§ **MATERIAL**:
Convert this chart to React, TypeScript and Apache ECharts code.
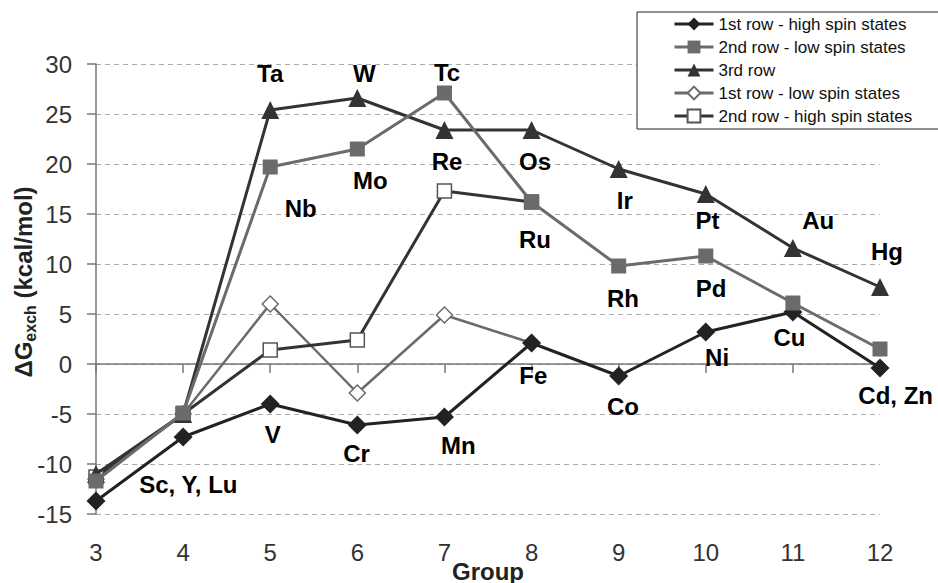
import React, { useEffect, useRef } from "react";
import * as echarts from "echarts";

const groups = [3, 4, 5, 6, 7, 8, 9, 10, 11, 12];
const yTicks = { min: -15, max: 30, interval: 5 };

const seriesNames = [
  "1st row - high spin states",
  "2nd row - low spin states",
  "3rd row",
  "1st row - low spin states",
  "2nd row - high spin states",
];

const row1High = [-13.7, -7.3, -4.0, -6.1, -5.3, 2.1, -1.2, 3.2, 5.2, -0.4];
const row2Low = [-11.7, -4.9, 19.7, 21.5, 27.1, 16.2, 9.8, 10.8, 6.1, 1.5];
const row3 = [-11.0, -5.0, 25.4, 26.6, 23.4, 23.4, 19.5, 17.0, 11.6, 7.7];
const row1Low = [-11.5, -5.0, 6.0, -2.9, 4.9, 2.1, null, null, null, null];
const row2High = [-11.3, -5.0, 1.4, 2.4, 17.3, 16.2, null, null, null, null];

// element annotations: [group position, value position, text]
const elementLabels: [number, number, string][] = [
  [4.06, -12.05, "Sc, Y, Lu"],
  [5.03, -7.05, "V"],
  [5.99, -8.9, "Cr"],
  [7.16, -8.1, "Mn"],
  [8.02, -1.1, "Fe"],
  [9.05, -4.2, "Co"],
  [10.13, 0.7, "Ni"],
  [10.96, 2.7, "Cu"],
  [12.18, -3.1, "Cd, Zn"],
  [5.35, 15.6, "Nb"],
  [6.15, 18.4, "Mo"],
  [7.03, 29.2, "Tc"],
  [8.04, 12.5, "Ru"],
  [9.05, 6.6, "Rh"],
  [10.06, 7.6, "Pd"],
  [5.0, 29.1, "Ta"],
  [6.08, 29.1, "W"],
  [7.03, 20.3, "Re"],
  [8.04, 20.3, "Os"],
  [9.07, 16.4, "Ir"],
  [10.02, 14.4, "Pt"],
  [11.29, 14.4, "Au"],
  [12.08, 11.3, "Hg"],
];

const FONT = "'Liberation Sans', Arial, Helvetica, sans-serif";

const toPairs = (vals: (number | null)[]) =>
  groups.map((g, i) => [g, vals[i]]).filter((p) => p[1] !== null);

export default function App() {
  const ref = useRef<HTMLDivElement>(null);

  useEffect(() => {
    document.body.style.margin = "0";
    if (!ref.current) return;
    const chart = echarts.init(ref.current, undefined, { renderer: "svg" });

    const lineSeries = (
      name: string,
      vals: (number | null)[],
      color: string,
      width: number,
      symbol: string,
      size: number,
      fill: string,
      border: string,
      z: number
    ) => ({
      type: "line",
      name,
      data: toPairs(vals),
      z,
      symbol,
      symbolSize: size,
      showAllSymbol: true,
      lineStyle: { color, width },
      itemStyle: {
        color: fill,
        borderColor: border,
        borderWidth: fill === "#ffffff" ? 1.5 : 0,
        opacity: 1,
      },
      emphasis: { disabled: true },
    });

    chart.setOption({
      animation: false,
      textStyle: { fontFamily: FONT },
      grid: {
        left: 96,
        right: 58,
        top: 64,
        bottom: 69,
        containLabel: false,
        outerBoundsMode: "none",
      },
      legend: {
        orient: "vertical",
        left: 668,
        top: 10,
        itemWidth: 39,
        itemHeight: 16,
        itemGap: 5,
        data: seriesNames,
        lineStyle: { width: 3 },
        textStyle: { fontSize: 17, color: "#111", fontFamily: FONT, lineHeight: 18 },
        z: 5,
      },
      graphic: [
        {
          type: "rect",
          z: 3,
          shape: { x: 637, y: 12, width: 320, height: 117 },
          style: { fill: "#ffffff", stroke: "#222", lineWidth: 1 },
          silent: true,
        },
        {
          type: "text",
          x: 23,
          y: 282,
          rotation: Math.PI / 2,
          style: {
            text: "{a|ΔG}{s|exch}{a| (kcal/mol)}",
            align: "center",
            verticalAlign: "middle",
            fill: "#222",
            rich: {
              a: { fontSize: 24, fontWeight: "bold", fontFamily: FONT, lineHeight: 30, fill: "#222" },
              s: { fontSize: 16, fontWeight: "bold", fontFamily: FONT, lineHeight: 17, verticalAlign: "bottom", fill: "#222" },
            },
          },
        },
        {
          type: "text",
          x: 488,
          y: 571,
          style: {
            text: "Group",
            align: "center",
            verticalAlign: "middle",
            fontSize: 24,
            fontWeight: "bold",
            fontFamily: FONT,
            fill: "#222",
          },
        },
      ],
      xAxis: {
        type: "value",
        min: 3,
        max: 12,
        interval: 1,
        axisLine: { lineStyle: { color: "#777", width: 1.5 } },
        axisTick: { show: true, length: 9, lineStyle: { color: "#777", width: 1.5 } },
        axisLabel: { fontSize: 24, color: "#333", margin: 26, fontFamily: FONT },
        splitLine: { show: false },
      },
      yAxis: {
        type: "value",
        min: yTicks.min,
        max: yTicks.max,
        interval: yTicks.interval,
        axisLine: { show: true, lineStyle: { color: "#777", width: 1.5 } },
        axisTick: { show: true, length: 9, lineStyle: { color: "#777", width: 1.5 } },
        axisLabel: { fontSize: 24, color: "#333", margin: 24, fontFamily: FONT },
        splitLine: { show: true, lineStyle: { color: "#aaa", width: 1, type: [5, 4] } },
      },
      series: [
        lineSeries(seriesNames[0], row1High, "#222222", 3, "diamond", 19, "#222222", "#222222", 6),
        lineSeries(seriesNames[1], row2Low, "#6b6b6b", 3, "rect", 15, "#6b6b6b", "#6b6b6b", 7),
        lineSeries(seriesNames[2], row3, "#333333", 3, "triangle", 18, "#333333", "#333333", 5),
        lineSeries(seriesNames[3], row1Low, "#6b6b6b", 2.5, "diamond", 16, "#ffffff", "#6b6b6b", 3),
        lineSeries(seriesNames[4], row2High, "#333333", 3, "rect", 14, "#ffffff", "#555555", 4),
        {
          type: "scatter",
          name: "labels",
          silent: true,
          clip: false,
          symbol: "circle",
          symbolSize: 1,
          itemStyle: { color: "rgba(0,0,0,0)" },
          z: 8,
          data: elementLabels.map((e) => ({ value: [e[0], e[1]], name: e[2] })),
          label: {
            show: true,
            position: "inside",
            formatter: (p: any) => p.name,
            fontSize: 24,
            fontWeight: "bold",
            color: "#000",
            opacity: 1,
            textBorderWidth: 0,
            fontFamily: FONT,
          },
          labelLayout: { hideOverlap: false },
          emphasis: { disabled: true },
        },
      ],
    });

    return () => chart.dispose();
  }, []);

  return <div ref={ref} style={{ width: 938, height: 583 }} />;
}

§ **TASK INSTRUCTIONS**: Repeat the listing above exactly, with no pictures.

§ **SOLUTION FOR THIS EXERCISE**:
Convert this chart to React, TypeScript and Apache ECharts code.
import React, { useEffect, useRef } from "react";
import * as echarts from "echarts";

const groups = [3, 4, 5, 6, 7, 8, 9, 10, 11, 12];
const yTicks = { min: -15, max: 30, interval: 5 };

const seriesNames = [
  "1st row - high spin states",
  "2nd row - low spin states",
  "3rd row",
  "1st row - low spin states",
  "2nd row - high spin states",
];

const row1High = [-13.7, -7.3, -4.0, -6.1, -5.3, 2.1, -1.2, 3.2, 5.2, -0.4];
const row2Low = [-11.7, -4.9, 19.7, 21.5, 27.1, 16.2, 9.8, 10.8, 6.1, 1.5];
const row3 = [-11.0, -5.0, 25.4, 26.6, 23.4, 23.4, 19.5, 17.0, 11.6, 7.7];
const row1Low = [-11.5, -5.0, 6.0, -2.9, 4.9, 2.1, null, null, null, null];
const row2High = [-11.3, -5.0, 1.4, 2.4, 17.3, 16.2, null, null, null, null];

// element annotations: [group position, value position, text]
const elementLabels: [number, number, string][] = [
  [4.06, -12.05, "Sc, Y, Lu"],
  [5.03, -7.05, "V"],
  [5.99, -8.9, "Cr"],
  [7.16, -8.1, "Mn"],
  [8.02, -1.1, "Fe"],
  [9.05, -4.2, "Co"],
  [10.13, 0.7, "Ni"],
  [10.96, 2.7, "Cu"],
  [12.18, -3.1, "Cd, Zn"],
  [5.35, 15.6, "Nb"],
  [6.15, 18.4, "Mo"],
  [7.03, 29.2, "Tc"],
  [8.04, 12.5, "Ru"],
  [9.05, 6.6, "Rh"],
  [10.06, 7.6, "Pd"],
  [5.0, 29.1, "Ta"],
  [6.08, 29.1, "W"],
  [7.03, 20.3, "Re"],
  [8.04, 20.3, "Os"],
  [9.07, 16.4, "Ir"],
  [10.02, 14.4, "Pt"],
  [11.29, 14.4, "Au"],
  [12.08, 11.3, "Hg"],
];

const FONT = "'Liberation Sans', Arial, Helvetica, sans-serif";

const toPairs = (vals: (number | null)[]) =>
  groups.map((g, i) => [g, vals[i]]).filter((p) => p[1] !== null);

export default function App() {
  const ref = useRef<HTMLDivElement>(null);

  useEffect(() => {
    document.body.style.margin = "0";
    if (!ref.current) return;
    const chart = echarts.init(ref.current, undefined, { renderer: "svg" });

    const lineSeries = (
      name: string,
      vals: (number | null)[],
      color: string,
      width: number,
      symbol: string,
      size: number,
      fill: string,
      border: string,
      z: number
    ) => ({
      type: "line",
      name,
      data: toPairs(vals),
      z,
      symbol,
      symbolSize: size,
      showAllSymbol: true,
      lineStyle: { color, width },
      itemStyle: {
        color: fill,
        borderColor: border,
        borderWidth: fill === "#ffffff" ? 1.5 : 0,
        opacity: 1,
      },
      emphasis: { disabled: true },
    });

    chart.setOption({
      animation: false,
      textStyle: { fontFamily: FONT },
      grid: {
        left: 96,
        right: 58,
        top: 64,
        bottom: 69,
        containLabel: false,
        outerBoundsMode: "none",
      },
      legend: {
        orient: "vertical",
        left: 668,
        top: 10,
        itemWidth: 39,
        itemHeight: 16,
        itemGap: 5,
        data: seriesNames,
        lineStyle: { width: 3 },
        textStyle: { fontSize: 17, color: "#111", fontFamily: FONT, lineHeight: 18 },
        z: 5,
      },
      graphic: [
        {
          type: "rect",
          z: 3,
          shape: { x: 637, y: 12, width: 320, height: 117 },
          style: { fill: "#ffffff", stroke: "#222", lineWidth: 1 },
          silent: true,
        },
        {
          type: "text",
          x: 23,
          y: 282,
          rotation: Math.PI / 2,
          style: {
            text: "{a|ΔG}{s|exch}{a| (kcal/mol)}",
            align: "center",
            verticalAlign: "middle",
            fill: "#222",
            rich: {
              a: { fontSize: 24, fontWeight: "bold", fontFamily: FONT, lineHeight: 30, fill: "#222" },
              s: { fontSize: 16, fontWeight: "bold", fontFamily: FONT, lineHeight: 17, verticalAlign: "bottom", fill: "#222" },
            },
          },
        },
        {
          type: "text",
          x: 488,
          y: 571,
          style: {
            text: "Group",
            align: "center",
            verticalAlign: "middle",
            fontSize: 24,
            fontWeight: "bold",
            fontFamily: FONT,
            fill: "#222",
          },
        },
      ],
      xAxis: {
        type: "value",
        min: 3,
        max: 12,
        interval: 1,
        axisLine: { lineStyle: { color: "#777", width: 1.5 } },
        axisTick: { show: true, length: 9, lineStyle: { color: "#777", width: 1.5 } },
        axisLabel: { fontSize: 24, color: "#333", margin: 26, fontFamily: FONT },
        splitLine: { show: false },
      },
      yAxis: {
        type: "value",
        min: yTicks.min,
        max: yTicks.max,
        interval: yTicks.interval,
        axisLine: { show: true, lineStyle: { color: "#777", width: 1.5 } },
        axisTick: { show: true, length: 9, lineStyle: { color: "#777", width: 1.5 } },
        axisLabel: { fontSize: 24, color: "#333", margin: 24, fontFamily: FONT },
        splitLine: { show: true, lineStyle: { color: "#aaa", width: 1, type: [5, 4] } },
      },
      series: [
        lineSeries(seriesNames[0], row1High, "#222222", 3, "diamond", 19, "#222222", "#222222", 6),
        lineSeries(seriesNames[1], row2Low, "#6b6b6b", 3, "rect", 15, "#6b6b6b", "#6b6b6b", 7),
        lineSeries(seriesNames[2], row3, "#333333", 3, "triangle", 18, "#333333", "#333333", 5),
        lineSeries(seriesNames[3], row1Low, "#6b6b6b", 2.5, "diamond", 16, "#ffffff", "#6b6b6b", 3),
        lineSeries(seriesNames[4], row2High, "#333333", 3, "rect", 14, "#ffffff", "#555555", 4),
        {
          type: "scatter",
          name: "labels",
          silent: true,
          clip: false,
          symbol: "circle",
          symbolSize: 1,
          itemStyle: { color: "rgba(0,0,0,0)" },
          z: 8,
          data: elementLabels.map((e) => ({ value: [e[0], e[1]], name: e[2] })),
          label: {
            show: true,
            position: "inside",
            formatter: (p: any) => p.name,
            fontSize: 24,
            fontWeight: "bold",
            color: "#000",
            opacity: 1,
            textBorderWidth: 0,
            fontFamily: FONT,
          },
          labelLayout: { hideOverlap: false },
          emphasis: { disabled: true },
        },
      ],
    });

    return () => chart.dispose();
  }, []);

  return <div ref={ref} style={{ width: 938, height: 583 }} />;
}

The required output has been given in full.